Sonuçta, bu soruşturma bitince bir iddianame çıkacak ortaya ya da çıkmayacak. Çıkarsa yargılama başlayacak ve hepimiz iddiayı da savunmayı da dinleyecek, operasyonun dayanaklarının zayıf mı, sağlam mı olduğunu hep birlikte göreceğiz. Dava fos çıkarsa da, bu olayın siyasetin Cemaat’le girdiği kavgada yargıyı araçsallaştırma denemesi olduğuna hükmedecek ve eleştireceğiz. 
Ama tabii Cemaat meseleye böyle bakamaz. O ne yapıp edip  konuyu “özgür basına baskı” kampanyasına çevirmek zorunda... Sanki bir gazeteci aynı zamanda gizli bir örgütlenmenin parçası olamazmış ve böyle bir ilişki tespit edilip soruşturulduğunda bu, basına baskı sayılırmış gibi garip bir mantığı devreye sokup ittifaklar arıyor; özellikle de uluslararası planda bir algı operasyonu yürütüyor. 
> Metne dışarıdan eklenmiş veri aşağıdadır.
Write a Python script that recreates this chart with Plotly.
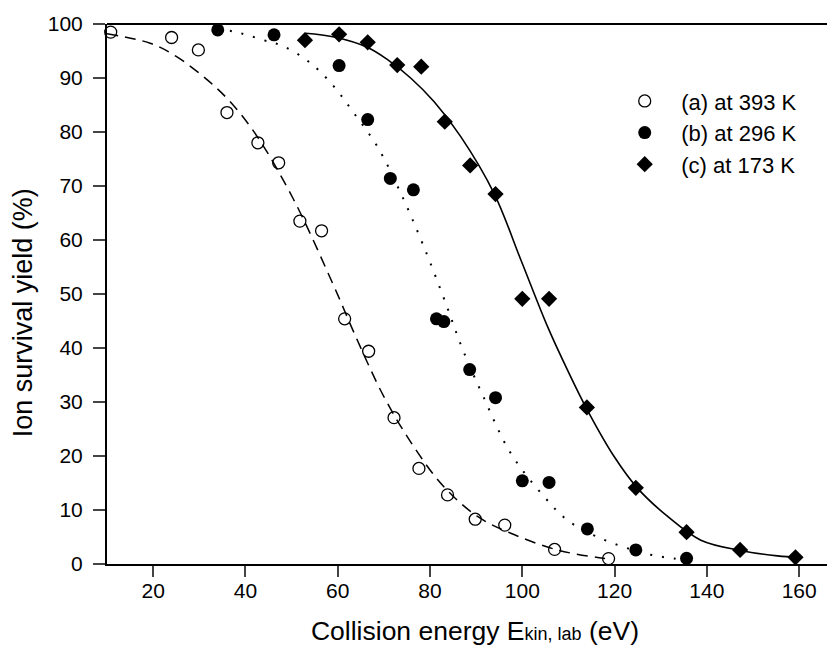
import plotly.graph_objects as go

# ---- measured data points ----
a_x = [10.8, 24.0, 29.8, 36.0, 42.7, 47.2, 51.8, 56.5, 61.5, 66.7, 72.2, 77.6, 83.8, 89.8, 96.2, 107.0, 118.7]
a_y = [98.5, 97.5, 95.2, 83.6, 78.0, 74.3, 63.5, 61.7, 45.4, 39.4, 27.1, 17.7, 12.8, 8.3, 7.2, 2.7, 1.0]

b_x = [34.0, 46.2, 60.3, 66.5, 71.4, 76.4, 81.4, 83.0, 88.6, 94.2, 100.0, 105.8, 114.1, 124.6, 135.6]
b_y = [98.9, 98.0, 92.3, 82.3, 71.4, 69.3, 45.4, 44.9, 36.0, 30.8, 15.4, 15.1, 6.5, 2.6, 1.05]

c_x = [52.9, 60.3, 66.5, 72.9, 78.1, 83.2, 88.7, 94.2, 100.0, 105.8, 114.0, 124.6, 135.6, 147.2, 159.2]
c_y = [97.0, 98.1, 96.6, 92.4, 92.1, 81.9, 73.8, 68.5, 49.1, 49.1, 29.0, 14.1, 5.9, 2.6, 1.24]

# ---- fitted curves ----
fa_x = [10, 19.5, 25, 31.8, 36.8, 42.6, 50.5, 59.2, 63.6, 70, 76.5, 83, 90.3, 97.5, 107.6, 116.3, 119]
fa_y = [98.2, 96.4, 94.0, 89.6, 85.5, 79.1, 67.4, 51.4, 42.7, 31.0, 21.7, 14.3, 8.8, 5.7, 2.6, 1.2, 0.9]

fb_x = [34, 37.5, 44, 48.4, 54.2, 59.2, 63.5, 68.6, 73.7, 78.5, 83.4, 87, 91.4, 97.5, 104.7, 109.8, 116.3, 126.4, 132.9, 135.5]
fb_y = [99.0, 98.6, 97.0, 95.8, 92.7, 88.4, 83.5, 77.3, 68.6, 59.1, 48.3, 39.9, 31.3, 20.5, 12.5, 8.1, 5.0, 2.0, 1.0, 0.8]

fc_x = [53, 59.2, 66.4, 70.8, 75.8, 80.9, 86.7, 93.9, 99.7, 105.5, 109.8, 114.1, 119.9, 125, 131.5, 138.7, 147.3, 155.3, 160]
fc_y = [98.3, 97.6, 95.7, 93.4, 90.0, 85.6, 79.1, 68.6, 56.3, 43.9, 35.9, 28.5, 19.9, 14.0, 8.8, 4.4, 2.5, 1.5, 1.2]

labels = ["(a) at 393 K", "(b) at 296 K", "(c) at 173 K"]
x_ticks = [20, 40, 60, 80, 100, 120, 140, 160]
y_ticks = [0, 10, 20, 30, 40, 50, 60, 70, 80, 90, 100]

FONT = "Liberation Sans, Arial, sans-serif"

fig = go.Figure()

fig.add_trace(go.Scatter(x=fa_x, y=fa_y, mode="lines", line=dict(color="black", width=1.5, dash="11px,7px", shape="spline"),
                         showlegend=False, hoverinfo="skip"))
fig.add_trace(go.Scatter(x=fb_x, y=fb_y, mode="lines", line=dict(color="black", width=2, dash="2px,10px", shape="spline"),
                         showlegend=False, hoverinfo="skip"))
fig.add_trace(go.Scatter(x=fc_x, y=fc_y, mode="lines", line=dict(color="black", width=1.6, shape="spline"),
                         showlegend=False, hoverinfo="skip"))

fig.add_trace(go.Scatter(x=a_x, y=a_y, mode="markers", name=labels[0], legendgroup="a",
                         marker=dict(symbol="circle-open", size=12, color="black", line=dict(width=1.3, color="black")),
                         cliponaxis=False))
fig.add_trace(go.Scatter(x=b_x, y=b_y, mode="markers", name=labels[1], legendgroup="b",
                         marker=dict(symbol="circle", size=13, color="black"), cliponaxis=False))
fig.add_trace(go.Scatter(x=c_x, y=c_y, mode="markers", name=labels[2], legendgroup="c",
                         marker=dict(symbol="diamond", size=12.5, color="black"), cliponaxis=False))

fig.update_layout(
    width=835, height=646,
    margin=dict(l=99, r=0, t=16, b=90),
    paper_bgcolor="white", plot_bgcolor="white",
    font=dict(family=FONT, size=21, color="black"),
    legend=dict(x=0.681, y=0.896, xanchor="left", yanchor="top", font=dict(size=22),
                bgcolor="rgba(0,0,0,0)", tracegroupgap=0, traceorder="grouped", itemwidth=63),
    xaxis=dict(range=[10, 169.5], tickvals=x_ticks, ticks="outside", ticklen=11, tickwidth=2,
               ticklabelstandoff=-4,
               showline=True, linewidth=2, linecolor="black", mirror=False, showgrid=False, zeroline=False,
               title=dict(text="Collision energy E<span style='font-size:18px'>kin, lab</span> (eV)",
                          font=dict(size=26.5), standoff=20)),
    yaxis=dict(range=[0, 100], tickvals=y_ticks, ticks="outside", ticklen=12, tickwidth=2,
               ticklabelstandoff=6,
               showline=True, linewidth=2, linecolor="black", showgrid=False, zeroline=False,
               title=dict(text="Ion survival yield (%)&nbsp;&nbsp;&nbsp;&nbsp;&nbsp;", font=dict(size=27), standoff=10)),
)

# top border line of the frame
fig.add_shape(type="line", xref="paper", yref="paper", x0=0, x1=1, y0=1, y1=1,
              line=dict(color="black", width=2))

fig.write_html("out.html")
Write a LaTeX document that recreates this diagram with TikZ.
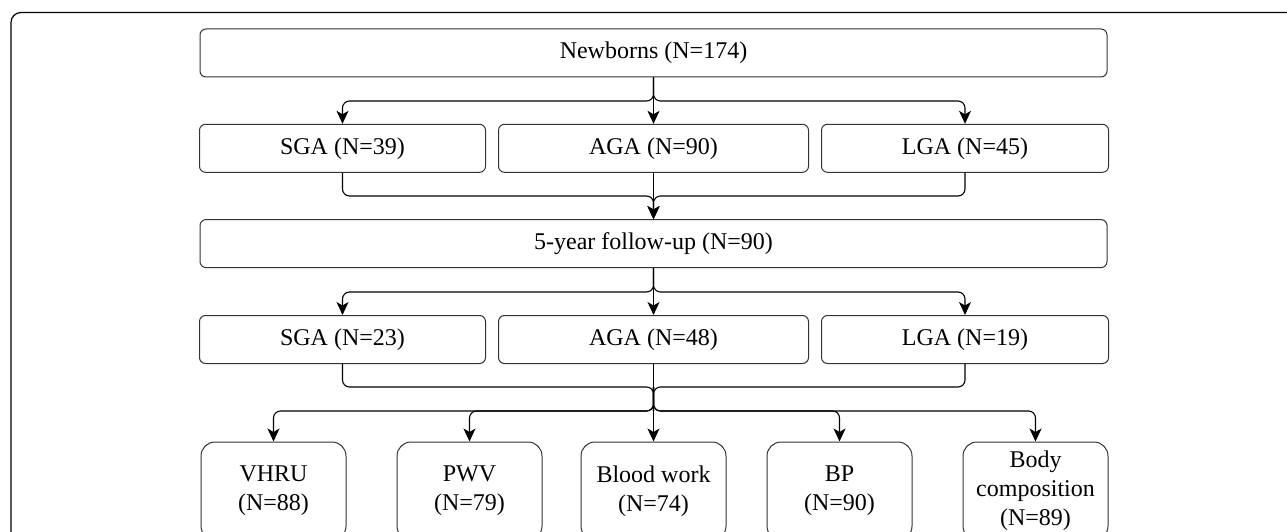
\documentclass[tikz,border=0pt]{standalone}
\usepackage{fontspec}
\setmainfont{Liberation Serif}
\usetikzlibrary{positioning,arrows.meta}

\begin{document}
\begin{tikzpicture}[x=1pt, y=-1pt, font=\fontsize{24}{29}\selectfont, node distance=12pt,
  caja/.style={draw=black!80, line width=1pt, rounded corners=6pt, minimum height=48pt, inner sep=0pt, align=center},
  medida/.style={draw=black!80, line width=1pt, rounded corners=14pt, minimum width=145pt, minimum height=98pt, inner sep=0pt, align=center},
  linea/.style={line width=1.1pt, rounded corners=7pt},
  flecha/.style={linea, -{Stealth[length=13pt,width=12pt,inset=3.5pt]}}]
  \useasboundingbox (0,0) rectangle (1287,532);
  \clip (0,0) rectangle (1287,532);
  \draw[line width=1.2pt, rounded corners=10pt] (11,12.5) rectangle (1320,570);

  \node[caja, minimum width=907pt] (nb) at (653.5,53) {Newborns (N=174)};
  \node[caja, minimum width=310pt] (aga1) at (653.5,148.3) {AGA (N=90)};
  \node[caja, minimum width=286pt, left=of aga1]  (sga1) {SGA (N=39)};
  \node[caja, minimum width=287pt, right=of aga1] (lga1) {LGA (N=45)};

  \node[caja, minimum width=907pt] (fu) at (653.5,243.6) {5-year follow-up (N=90)};
  \node[caja, minimum width=310pt] (aga2) at (653.5,339.5) {AGA (N=48)};
  \node[caja, minimum width=286pt, left=of aga2]  (sga2) {SGA (N=23)};
  \node[caja, minimum width=287pt, right=of aga2] (lga2) {LGA (N=19)};

  \node[medida] (vhru)  at (273.5,491)  {VHRU\\(N=88)};
  \node[medida] (pwv)   at (469.5,491)  {PWV\\(N=79)};
  \node[medida] (blood) at (653.5,491)  {Blood work\\(N=74)};
  \node[medida] (bp)    at (839.5,491)  {BP\\(N=90)};
  \node[medida] (body)  at (1035.5,491) {Body\\composition\\(N=89)};

  % junctions
  \coordinate (r1) at (653.5,101);
  \coordinate (m1) at (653.5,196);
  \coordinate (r2) at (653.5,292);
  \coordinate (m2) at (653.5,387);
  \coordinate (r3) at (653.5,411);

  \draw[flecha] (nb.south) -- (aga1.north);
  \draw[flecha] (nb.south) -- (r1) -| (sga1.north);
  \draw[flecha] (nb.south) -- (r1) -| (lga1.north);
  \draw[flecha] (aga1.south) -- (fu.north);
  \draw[flecha] (sga1.south) |- (m1) -- (fu.north);
  \draw[flecha] (lga1.south) |- (m1) -- (fu.north);

  \draw[flecha] (fu.south) -- (aga2.north);
  \draw[flecha] (fu.south) -- (r2) -| (sga2.north);
  \draw[flecha] (fu.south) -- (r2) -| (lga2.north);
  \draw[flecha] (aga2.south) -- (blood.north);
  \draw[linea] (sga2.south) |- (m2) -- (r3);
  \draw[linea] (lga2.south) |- (m2) -- (r3);
  \draw[flecha] (m2) -- (r3) -| (vhru.north);
  \draw[flecha] (m2) -- (r3) -| (pwv.north);
  \draw[flecha] (m2) -- (r3) -| (bp.north);
  \draw[flecha] (m2) -- (r3) -| (body.north);
\end{tikzpicture}
\end{document}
Onun açısından anlaşılır bir manipülasyon çabası bu... 
Peki ama bir yıldır “Biz de paralel bir yapının devleti ele geçirmesine karşıyız elbette ama...” diye söze başlayan muhalefete ne demeli? 
Son bir yılda Cemaat’le aralarında gelişen “seviyeli işbirliğinin” bir sonucu mu bu manipülasyonun gönüllü destekçisi olmaları? 
Cemaatin Ergenekon sanıklarına kurduğu kumpaslara hayır, Nurculara kurduğu kumpaslara evet mi diyorlar? 
Yoksa mesele sadece “Konu AK Parti’nin yıpratılması ise gerisi teferruattır” mantığının bir kere daha devreye girmesi mi?